>> Start

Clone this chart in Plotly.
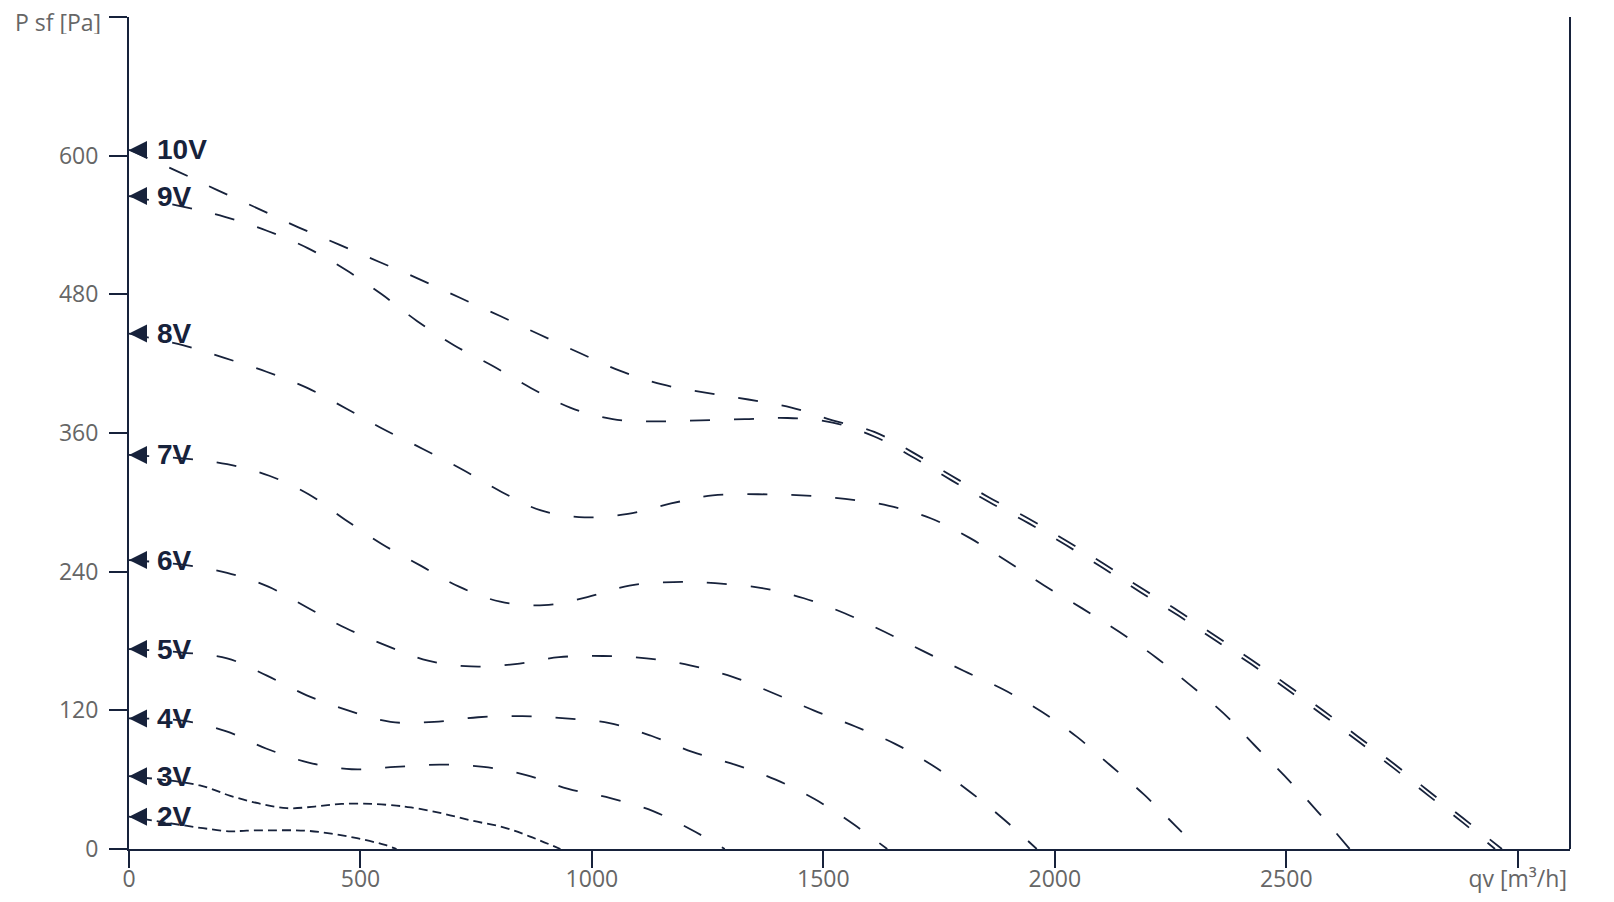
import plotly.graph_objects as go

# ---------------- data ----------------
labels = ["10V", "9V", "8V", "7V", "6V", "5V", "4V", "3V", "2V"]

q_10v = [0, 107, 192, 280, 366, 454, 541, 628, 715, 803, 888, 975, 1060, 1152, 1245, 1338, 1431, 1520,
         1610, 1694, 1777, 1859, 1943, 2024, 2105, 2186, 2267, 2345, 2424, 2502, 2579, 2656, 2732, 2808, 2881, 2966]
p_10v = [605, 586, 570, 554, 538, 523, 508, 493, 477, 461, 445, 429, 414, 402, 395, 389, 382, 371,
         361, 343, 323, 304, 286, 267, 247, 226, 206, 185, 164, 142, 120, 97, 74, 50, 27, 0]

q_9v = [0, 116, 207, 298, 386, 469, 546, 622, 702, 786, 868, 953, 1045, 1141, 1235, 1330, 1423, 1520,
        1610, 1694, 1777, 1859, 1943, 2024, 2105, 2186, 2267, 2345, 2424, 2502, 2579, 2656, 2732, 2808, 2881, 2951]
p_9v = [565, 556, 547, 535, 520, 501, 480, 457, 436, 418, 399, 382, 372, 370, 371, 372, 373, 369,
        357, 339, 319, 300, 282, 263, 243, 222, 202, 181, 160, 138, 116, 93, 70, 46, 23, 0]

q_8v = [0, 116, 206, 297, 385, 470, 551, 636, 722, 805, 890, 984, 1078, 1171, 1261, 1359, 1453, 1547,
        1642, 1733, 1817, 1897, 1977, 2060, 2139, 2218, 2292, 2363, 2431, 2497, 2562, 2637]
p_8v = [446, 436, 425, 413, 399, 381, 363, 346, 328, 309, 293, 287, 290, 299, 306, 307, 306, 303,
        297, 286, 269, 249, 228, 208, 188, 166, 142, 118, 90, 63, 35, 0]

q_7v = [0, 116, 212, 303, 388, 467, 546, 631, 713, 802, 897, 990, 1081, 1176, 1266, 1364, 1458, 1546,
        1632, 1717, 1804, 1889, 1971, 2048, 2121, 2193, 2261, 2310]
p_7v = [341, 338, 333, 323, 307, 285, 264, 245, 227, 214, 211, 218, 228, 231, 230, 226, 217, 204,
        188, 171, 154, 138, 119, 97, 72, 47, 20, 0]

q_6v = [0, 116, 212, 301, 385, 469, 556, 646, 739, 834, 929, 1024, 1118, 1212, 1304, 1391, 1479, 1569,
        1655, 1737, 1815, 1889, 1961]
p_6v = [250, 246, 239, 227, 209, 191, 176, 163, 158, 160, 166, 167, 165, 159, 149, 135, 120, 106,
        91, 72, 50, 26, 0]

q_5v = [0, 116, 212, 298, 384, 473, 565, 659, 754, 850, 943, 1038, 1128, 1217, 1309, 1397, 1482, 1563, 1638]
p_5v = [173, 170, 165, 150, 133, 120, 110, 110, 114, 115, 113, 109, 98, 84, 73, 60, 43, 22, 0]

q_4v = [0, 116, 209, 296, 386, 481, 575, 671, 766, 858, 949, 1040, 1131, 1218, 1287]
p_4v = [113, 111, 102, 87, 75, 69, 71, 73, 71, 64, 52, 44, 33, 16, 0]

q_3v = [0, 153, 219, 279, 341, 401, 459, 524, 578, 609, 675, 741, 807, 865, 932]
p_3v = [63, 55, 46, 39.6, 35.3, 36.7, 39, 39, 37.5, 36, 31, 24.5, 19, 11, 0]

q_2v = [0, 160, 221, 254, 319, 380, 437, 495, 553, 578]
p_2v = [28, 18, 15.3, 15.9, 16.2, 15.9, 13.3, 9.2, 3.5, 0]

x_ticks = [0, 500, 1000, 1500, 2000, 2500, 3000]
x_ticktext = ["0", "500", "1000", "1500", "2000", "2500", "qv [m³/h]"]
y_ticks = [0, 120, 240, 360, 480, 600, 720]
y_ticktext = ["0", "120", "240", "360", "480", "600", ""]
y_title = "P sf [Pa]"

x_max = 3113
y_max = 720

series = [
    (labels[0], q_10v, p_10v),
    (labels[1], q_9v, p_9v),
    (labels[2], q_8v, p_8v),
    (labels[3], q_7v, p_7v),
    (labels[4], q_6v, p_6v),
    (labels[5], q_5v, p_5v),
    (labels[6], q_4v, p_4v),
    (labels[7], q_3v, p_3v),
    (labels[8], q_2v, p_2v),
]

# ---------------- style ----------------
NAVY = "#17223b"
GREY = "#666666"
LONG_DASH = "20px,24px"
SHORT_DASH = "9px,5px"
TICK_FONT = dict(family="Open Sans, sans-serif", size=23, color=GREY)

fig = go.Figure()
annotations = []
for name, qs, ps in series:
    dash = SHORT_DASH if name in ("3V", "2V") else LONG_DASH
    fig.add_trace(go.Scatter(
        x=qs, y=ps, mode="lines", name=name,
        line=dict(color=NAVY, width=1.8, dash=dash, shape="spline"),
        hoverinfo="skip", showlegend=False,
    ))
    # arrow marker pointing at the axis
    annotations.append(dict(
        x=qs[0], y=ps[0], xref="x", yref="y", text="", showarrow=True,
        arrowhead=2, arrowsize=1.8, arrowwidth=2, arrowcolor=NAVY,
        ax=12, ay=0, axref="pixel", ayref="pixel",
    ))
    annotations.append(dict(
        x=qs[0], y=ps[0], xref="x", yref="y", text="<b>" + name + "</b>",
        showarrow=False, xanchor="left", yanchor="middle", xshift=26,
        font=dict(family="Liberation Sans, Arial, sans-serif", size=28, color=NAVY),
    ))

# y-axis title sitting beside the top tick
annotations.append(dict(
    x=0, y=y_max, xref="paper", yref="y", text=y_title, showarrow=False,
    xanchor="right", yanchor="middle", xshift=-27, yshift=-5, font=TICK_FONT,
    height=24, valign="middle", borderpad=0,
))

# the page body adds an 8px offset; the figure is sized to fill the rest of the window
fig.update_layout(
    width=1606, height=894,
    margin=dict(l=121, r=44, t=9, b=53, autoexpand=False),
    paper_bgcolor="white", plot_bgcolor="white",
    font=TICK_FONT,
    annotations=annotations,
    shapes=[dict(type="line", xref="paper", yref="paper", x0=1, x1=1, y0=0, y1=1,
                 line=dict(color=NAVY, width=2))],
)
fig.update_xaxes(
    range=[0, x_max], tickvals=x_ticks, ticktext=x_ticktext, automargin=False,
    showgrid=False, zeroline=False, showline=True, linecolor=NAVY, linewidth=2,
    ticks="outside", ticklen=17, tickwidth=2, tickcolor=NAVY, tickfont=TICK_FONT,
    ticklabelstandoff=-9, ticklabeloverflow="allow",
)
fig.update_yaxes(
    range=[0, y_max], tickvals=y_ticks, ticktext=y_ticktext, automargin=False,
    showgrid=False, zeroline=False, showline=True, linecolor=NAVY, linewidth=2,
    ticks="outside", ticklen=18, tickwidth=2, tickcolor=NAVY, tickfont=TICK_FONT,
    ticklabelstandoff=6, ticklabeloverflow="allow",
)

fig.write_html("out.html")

>> End

• Problem to work on: Copy the whole listing above word for word but do not carry over the pictures.

• Reply:
Clone this chart in Plotly.
import plotly.graph_objects as go

# ---------------- data ----------------
labels = ["10V", "9V", "8V", "7V", "6V", "5V", "4V", "3V", "2V"]

q_10v = [0, 107, 192, 280, 366, 454, 541, 628, 715, 803, 888, 975, 1060, 1152, 1245, 1338, 1431, 1520,
         1610, 1694, 1777, 1859, 1943, 2024, 2105, 2186, 2267, 2345, 2424, 2502, 2579, 2656, 2732, 2808, 2881, 2966]
p_10v = [605, 586, 570, 554, 538, 523, 508, 493, 477, 461, 445, 429, 414, 402, 395, 389, 382, 371,
         361, 343, 323, 304, 286, 267, 247, 226, 206, 185, 164, 142, 120, 97, 74, 50, 27, 0]

q_9v = [0, 116, 207, 298, 386, 469, 546, 622, 702, 786, 868, 953, 1045, 1141, 1235, 1330, 1423, 1520,
        1610, 1694, 1777, 1859, 1943, 2024, 2105, 2186, 2267, 2345, 2424, 2502, 2579, 2656, 2732, 2808, 2881, 2951]
p_9v = [565, 556, 547, 535, 520, 501, 480, 457, 436, 418, 399, 382, 372, 370, 371, 372, 373, 369,
        357, 339, 319, 300, 282, 263, 243, 222, 202, 181, 160, 138, 116, 93, 70, 46, 23, 0]

q_8v = [0, 116, 206, 297, 385, 470, 551, 636, 722, 805, 890, 984, 1078, 1171, 1261, 1359, 1453, 1547,
        1642, 1733, 1817, 1897, 1977, 2060, 2139, 2218, 2292, 2363, 2431, 2497, 2562, 2637]
p_8v = [446, 436, 425, 413, 399, 381, 363, 346, 328, 309, 293, 287, 290, 299, 306, 307, 306, 303,
        297, 286, 269, 249, 228, 208, 188, 166, 142, 118, 90, 63, 35, 0]

q_7v = [0, 116, 212, 303, 388, 467, 546, 631, 713, 802, 897, 990, 1081, 1176, 1266, 1364, 1458, 1546,
        1632, 1717, 1804, 1889, 1971, 2048, 2121, 2193, 2261, 2310]
p_7v = [341, 338, 333, 323, 307, 285, 264, 245, 227, 214, 211, 218, 228, 231, 230, 226, 217, 204,
        188, 171, 154, 138, 119, 97, 72, 47, 20, 0]

q_6v = [0, 116, 212, 301, 385, 469, 556, 646, 739, 834, 929, 1024, 1118, 1212, 1304, 1391, 1479, 1569,
        1655, 1737, 1815, 1889, 1961]
p_6v = [250, 246, 239, 227, 209, 191, 176, 163, 158, 160, 166, 167, 165, 159, 149, 135, 120, 106,
        91, 72, 50, 26, 0]

q_5v = [0, 116, 212, 298, 384, 473, 565, 659, 754, 850, 943, 1038, 1128, 1217, 1309, 1397, 1482, 1563, 1638]
p_5v = [173, 170, 165, 150, 133, 120, 110, 110, 114, 115, 113, 109, 98, 84, 73, 60, 43, 22, 0]

q_4v = [0, 116, 209, 296, 386, 481, 575, 671, 766, 858, 949, 1040, 1131, 1218, 1287]
p_4v = [113, 111, 102, 87, 75, 69, 71, 73, 71, 64, 52, 44, 33, 16, 0]

q_3v = [0, 153, 219, 279, 341, 401, 459, 524, 578, 609, 675, 741, 807, 865, 932]
p_3v = [63, 55, 46, 39.6, 35.3, 36.7, 39, 39, 37.5, 36, 31, 24.5, 19, 11, 0]

q_2v = [0, 160, 221, 254, 319, 380, 437, 495, 553, 578]
p_2v = [28, 18, 15.3, 15.9, 16.2, 15.9, 13.3, 9.2, 3.5, 0]

x_ticks = [0, 500, 1000, 1500, 2000, 2500, 3000]
x_ticktext = ["0", "500", "1000", "1500", "2000", "2500", "qv [m³/h]"]
y_ticks = [0, 120, 240, 360, 480, 600, 720]
y_ticktext = ["0", "120", "240", "360", "480", "600", ""]
y_title = "P sf [Pa]"

x_max = 3113
y_max = 720

series = [
    (labels[0], q_10v, p_10v),
    (labels[1], q_9v, p_9v),
    (labels[2], q_8v, p_8v),
    (labels[3], q_7v, p_7v),
    (labels[4], q_6v, p_6v),
    (labels[5], q_5v, p_5v),
    (labels[6], q_4v, p_4v),
    (labels[7], q_3v, p_3v),
    (labels[8], q_2v, p_2v),
]

# ---------------- style ----------------
NAVY = "#17223b"
GREY = "#666666"
LONG_DASH = "20px,24px"
SHORT_DASH = "9px,5px"
TICK_FONT = dict(family="Open Sans, sans-serif", size=23, color=GREY)

fig = go.Figure()
annotations = []
for name, qs, ps in series:
    dash = SHORT_DASH if name in ("3V", "2V") else LONG_DASH
    fig.add_trace(go.Scatter(
        x=qs, y=ps, mode="lines", name=name,
        line=dict(color=NAVY, width=1.8, dash=dash, shape="spline"),
        hoverinfo="skip", showlegend=False,
    ))
    # arrow marker pointing at the axis
    annotations.append(dict(
        x=qs[0], y=ps[0], xref="x", yref="y", text="", showarrow=True,
        arrowhead=2, arrowsize=1.8, arrowwidth=2, arrowcolor=NAVY,
        ax=12, ay=0, axref="pixel", ayref="pixel",
    ))
    annotations.append(dict(
        x=qs[0], y=ps[0], xref="x", yref="y", text="<b>" + name + "</b>",
        showarrow=False, xanchor="left", yanchor="middle", xshift=26,
        font=dict(family="Liberation Sans, Arial, sans-serif", size=28, color=NAVY),
    ))

# y-axis title sitting beside the top tick
annotations.append(dict(
    x=0, y=y_max, xref="paper", yref="y", text=y_title, showarrow=False,
    xanchor="right", yanchor="middle", xshift=-27, yshift=-5, font=TICK_FONT,
    height=24, valign="middle", borderpad=0,
))

# the page body adds an 8px offset; the figure is sized to fill the rest of the window
fig.update_layout(
    width=1606, height=894,
    margin=dict(l=121, r=44, t=9, b=53, autoexpand=False),
    paper_bgcolor="white", plot_bgcolor="white",
    font=TICK_FONT,
    annotations=annotations,
    shapes=[dict(type="line", xref="paper", yref="paper", x0=1, x1=1, y0=0, y1=1,
                 line=dict(color=NAVY, width=2))],
)
fig.update_xaxes(
    range=[0, x_max], tickvals=x_ticks, ticktext=x_ticktext, automargin=False,
    showgrid=False, zeroline=False, showline=True, linecolor=NAVY, linewidth=2,
    ticks="outside", ticklen=17, tickwidth=2, tickcolor=NAVY, tickfont=TICK_FONT,
    ticklabelstandoff=-9, ticklabeloverflow="allow",
)
fig.update_yaxes(
    range=[0, y_max], tickvals=y_ticks, ticktext=y_ticktext, automargin=False,
    showgrid=False, zeroline=False, showline=True, linecolor=NAVY, linewidth=2,
    ticks="outside", ticklen=18, tickwidth=2, tickcolor=NAVY, tickfont=TICK_FONT,
    ticklabelstandoff=6, ticklabeloverflow="allow",
)

fig.write_html("out.html")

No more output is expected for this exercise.